To calibrate the temperature, you must control the water to a known temperature and then calibrate the sensor's temperature factor to that value.


 

Does flow velocity affect conductivity readings?

Conductivity or resistivity depends on the composition or purity of the process media and is basically independent of the flowrate past the sensor. However, several secondary effects can influence the composition and measurement, especially in high purity water.

Low Flowrates

  • Trace impurities dissolving from the surfaces of a new or altered piping system are more likely to accumulate and reduce resistivity at low flows and especially in any dead legs.
  • Any large air leaks producing bubbles in the sensor will cause unstable, high resistivity readings. Low flowrate will allow these bubbles to cling to sensor surfaces, which changes the effective cell constant. The orientation of the sensor should allow bubbles to rise and escape through the outlet.
  • Dissolved air in cold water will become less soluble when it reaches a warmer, lower pressure part of a treatment system and may produce bubbles within a sensor and cause the same problems noted above. The same effect can occur when carbon dioxide is released following a cation exchanger.
  • Any trace air leaks, though insufficient to produce bubbles, can still contain enough conductive carbon dioxide that they can lower the resistivity of ultrapure water. Changes in flowrate may reduce or dilute these leaks and yield an apparent flow sensitivity.
  • Where conductivity/resistivity is measured in a side stream or sample line, low flows will cause delays in sensing the actual process. They are also subject to the same problems of air leaks.

High Flowrates

  • High flowrates are usually better conditions for measurement; however, extremely high flow can cause a very large pressure drop when hitting the conductivity cell and cause cavitation in the sensor - the product of water vapor bubbles due to a partial vacuum. This will produce wildly varying readings and could damage the sensor.

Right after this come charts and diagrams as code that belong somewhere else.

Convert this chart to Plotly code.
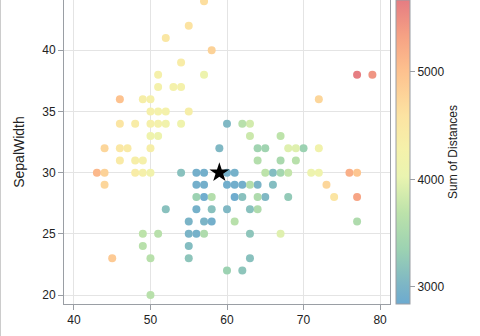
import plotly.graph_objects as go

# Unique (SepalLength, SepalWidth) positions in mm and estimated sum of distances
sepal_length = [
    57, 55, 52, 58, 54, 57, 51, 51, 53, 54, 46, 49, 50, 50, 51, 52, 55, 46, 48, 50,
    51, 52, 54, 50, 51, 44, 46, 47, 50, 46, 48, 49, 43, 44, 48, 49, 50, 44, 45,
    70, 64, 69, 55, 65, 57, 63, 49, 66, 52, 50, 60, 61, 56, 67, 56, 58, 62, 56,
    59, 61, 63, 64, 66, 68, 67, 60, 57, 55, 60, 54, 60, 63, 55, 55, 61, 58, 50,
    56, 57, 57, 62, 51, 71, 63, 65, 76, 49, 73, 67, 72, 65, 64, 68, 57, 58, 77,
    77, 69, 56, 77, 63, 67, 72, 62, 64, 72, 74, 79, 61, 77, 63, 64, 60, 68, 62,
]
sepal_width = [
    44, 42, 41, 40, 39, 38, 38, 37, 37, 37, 36, 36, 36, 35, 35, 35, 35, 34, 34, 34,
    34, 34, 34, 33, 33, 32, 32, 32, 32, 31, 31, 31, 30, 30, 30, 30, 30, 29, 23,
    32, 32, 31, 23, 28, 28, 33, 24, 29, 27, 20, 22, 29, 29, 31, 30, 27, 22, 25,
    32, 28, 25, 29, 30, 28, 30, 29, 26, 24, 27, 30, 34, 23, 25, 26, 30, 26, 23,
    27, 30, 29, 29, 25, 30, 29, 30, 30, 25, 29, 25, 36, 32, 27, 30, 25, 28, 38,
    26, 32, 28, 28, 27, 33, 32, 28, 28, 30, 28, 38, 26, 30, 34, 31, 30, 32, 34,
]
sum_of_distances = [
    4650, 4600, 4500, 4800, 4400, 4100, 4300, 4250, 4250, 4250, 5000, 4350, 4300, 4300, 4250, 4250, 4350, 4550, 4400, 4300,
    4250, 4200, 4150, 4150, 4100, 4750, 4500, 4450, 4350, 4450, 4350, 4300, 5100, 4800, 4400, 4300, 4200, 4750, 4900,
    3350, 3400, 3650, 3200, 3050, 2880, 3800, 3650, 3100, 3150, 3650, 3350, 2900, 2920, 3500, 2920, 3150, 3200, 2950,
    3050, 2870, 3200, 3000, 3100, 3250, 3450, 2900, 3000, 3100, 3050, 3150, 3050, 3150, 3000, 3000, 2950, 2920, 3650,
    2950, 2920, 2920, 2920, 3650, 4100, 3600, 3700, 5200, 3700, 4750, 3950, 4750, 3400, 3550, 3750, 3550, 3600, 5650,
    3550, 3950, 3350, 5300, 3150, 3700, 4200, 3150, 3550, 4150, 4550, 5450, 3650, 4950, 3850, 3600, 2950, 3950, 3650,
]
medoid_x = [59]
medoid_y = [30]

x_ticks = [40, 50, 60, 70, 80]
y_ticks = [20, 25, 30, 35, 40, 45]
cbar_ticks = [3000, 4000, 5000]

colorscale = [
    [0.00, "#6caad0"],
    [0.06, "#7cb5c6"],
    [0.18, "#9cd2b2"],
    [0.30, "#bce2aa"],
    [0.42, "#eaf4b0"],
    [0.51, "#f5f1aa"],
    [0.62, "#fce3a2"],
    [0.77, "#fdc08e"],
    [0.88, "#f6a284"],
    [1.00, "#e57c82"],
]

font_family = "Liberation Sans, Arial, sans-serif"
axis_color = "#9a9ea4"

fig = go.Figure()
fig.add_trace(go.Scatter(
    x=sepal_length, y=sepal_width, mode="markers",
    marker=dict(
        size=8, color=sum_of_distances, colorscale=colorscale,
        cmin=2840, cmax=5670, line=dict(width=0),
        colorbar=dict(
            title=dict(text="Sum of Distances", side="right",
                       font=dict(size=12, color="#222", family=font_family)),
            tickvals=cbar_ticks, ticks="outside", ticklen=5, tickcolor=axis_color,
            tickfont=dict(size=12, color="#222", family=font_family),
            thickness=14, len=1, lenmode="fraction", y=0.5, yanchor="middle",
            x=1.018, xanchor="left", xpad=0, ypad=0,
            outlinecolor=axis_color, outlinewidth=1,
        ),
    ),
    showlegend=False, hoverinfo="x+y",
))
fig.add_trace(go.Scatter(
    x=medoid_x, y=medoid_y, mode="markers",
    marker=dict(symbol="star", size=15, color="black", line=dict(width=0)),
    showlegend=False,
))

fig.update_layout(
    width=480, height=336,
    margin=dict(l=64, r=90, t=0, b=32),
    paper_bgcolor="white", plot_bgcolor="white",
    font=dict(family=font_family, size=12, color="#222"),
    xaxis=dict(
        range=[38.7, 81.3], tickvals=x_ticks, showgrid=True, gridcolor="#e4e4e4",
        ticks="outside", ticklen=5, tickcolor=axis_color, showline=True,
        linecolor=axis_color, mirror=True, zeroline=False,
        automargin=False, tickfont=dict(size=12),
    ),
    yaxis=dict(
        range=[19.27, 44.1], tickvals=y_ticks, showgrid=True, gridcolor="#e4e4e4",
        ticks="outside", ticklen=5, tickcolor=axis_color, showline=True,
        linecolor=axis_color, mirror=True, zeroline=False,
        title=dict(text="SepalWidth", standoff=14), automargin=False,
        tickfont=dict(size=12),
    ),
    shapes=[dict(type="line", xref="paper", yref="paper",
                 x0=-63.5 / 326, x1=-63.5 / 326, y0=-0.2, y1=1.1,
                 line=dict(color="#cccccc", width=1))],
)

fig.write_html("out.html")
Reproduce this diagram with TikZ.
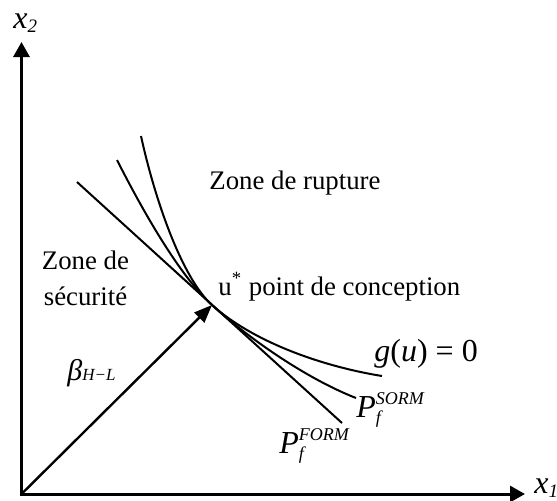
\documentclass[tikz,border=0pt]{standalone}
\usepackage{fontspec}
\setmainfont{Liberation Serif}
\usetikzlibrary{arrows.meta}

% indexed probability label: P with subscript f and a method as superscript
\newcommand{\probf}[1]{\textit{P}\rlap{\raisebox{-3pt}{\fontsize{9}{10}\selectfont\itshape f}}%
  \raisebox{6.3pt}{\fontsize{9}{10}\selectfont\itshape #1}}

\begin{document}
\begin{tikzpicture}[x=0.5pt, y=-0.5pt,
  axis/.style  = {line width=1.5pt,
                  {Triangle[length=7.5pt,width=8pt]}-{Triangle[length=7.5pt,width=8pt]}},
  curve/.style = {line width=1pt},
  vec/.style   = {line width=1.2pt, -{Triangle[length=9pt,width=7pt]}},
  lbl/.style   = {inner sep=0pt, font=\fontsize{13.4}{18}\selectfont},
  big/.style   = {inner sep=0pt, font=\fontsize{16}{19}\selectfont}
]
\useasboundingbox (0,0) rectangle (557,500);

% ,  Key points ,
\coordinate (O)     at (21.5,494);
\coordinate (x2end) at (21.5,42);
\coordinate (x1end) at (525,494);
\coordinate (ustar) at (212,305);

% ,  Curve end points ,
\coordinate (formA) at (77,182);
\coordinate (formB) at (342,423);
\coordinate (sormA) at (117,160);
\coordinate (sormB) at (356,398);
\coordinate (gA)    at (141,136);
\coordinate (gB)    at (382,376);

% ,  Axes ,
\draw[axis] (x2end) -- (O) -- (x1end);

% ,  Limit state and its approximations ,
\draw[curve] (formA) -- (formB);
\draw[curve] (sormA) .. controls (150,225) and (184,280) .. (ustar)
                     .. controls (247,337) and (305,378) .. (sormB);
\draw[curve] (gA) .. controls (155,200) and (182,278) .. (ustar)
                  .. controls (252,341) and (320,366) .. (gB);

% ,  Reliability index ,
\draw[vec] (O) -- (ustar);

% ,  Labels ,
\node[big, anchor=base west] (x2lab) at (13,28)
  {\textit{x}\raisebox{-2pt}{\fontsize{9.5}{10}\selectfont\itshape 2}};
\node[big, anchor=base west] (x1lab) at (534,493)
  {\textit{x}\raisebox{-2pt}{\fontsize{9.5}{10}\selectfont\itshape 1}};
\node[lbl, anchor=base west] (rupt) at (209,189) {Zone de rupture};
\node[lbl, anchor=north, align=center] (secu) at (85.5,250) {Zone de\\sécurité};
\node[lbl, anchor=base west] (ulab) at (218,295) {u\textsuperscript{*} point de conception};
\node[big, anchor=base west] (glab) at (374,361) {\textit{g}(\textit{u}) = 0};
\node[big, anchor=base west] (sorm) at (356,417) {\probf{SORM}};
\node[big, anchor=base west] (form) at (279,453) {\probf{FORM}};
\node[inner sep=0pt, anchor=base west, font=\fontsize{15}{18}\selectfont] (beta) at (67,380)
  {\textit{β}{\fontsize{8.5}{10}\selectfont\itshape H−L}};

\end{tikzpicture}
\end{document}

As a rule of thumb, flow velocities between 1 and 10 feet/second (0.3 to 3 m/s) usually produce good results; however, the above considerations should be taken into account as they apply to a particular installation.


 

What does cell constant mean?

A conductivity sensor cell constant describes the precise geometry of the two electrodes of the sensor. It is the relationship between the surface areas of the inner and outer electrodes and the space, or amount of sample between them. It directly affects the sensitivity and accuracy of measurement. Lower cell constants are best suited to low conductivity, high resistivity samples like semiconductor UPW or Water for Injection. Higher cell constants are needed to measure high conductivity samples. The measuring instrument must "know" the precise cell constant of the sensor connected and normalize the readout accordingly. With METTLER TOLEDO Thornton UniCond conductivity/resistivity sensors or METTLER TOLEDO InPro7100i ISM contictivity/resistivity sensors, the cell constant is stored on the sensor and automatically recognized by the transmitter. For analog sensors, the cell constant must be entered into the transmitter manually.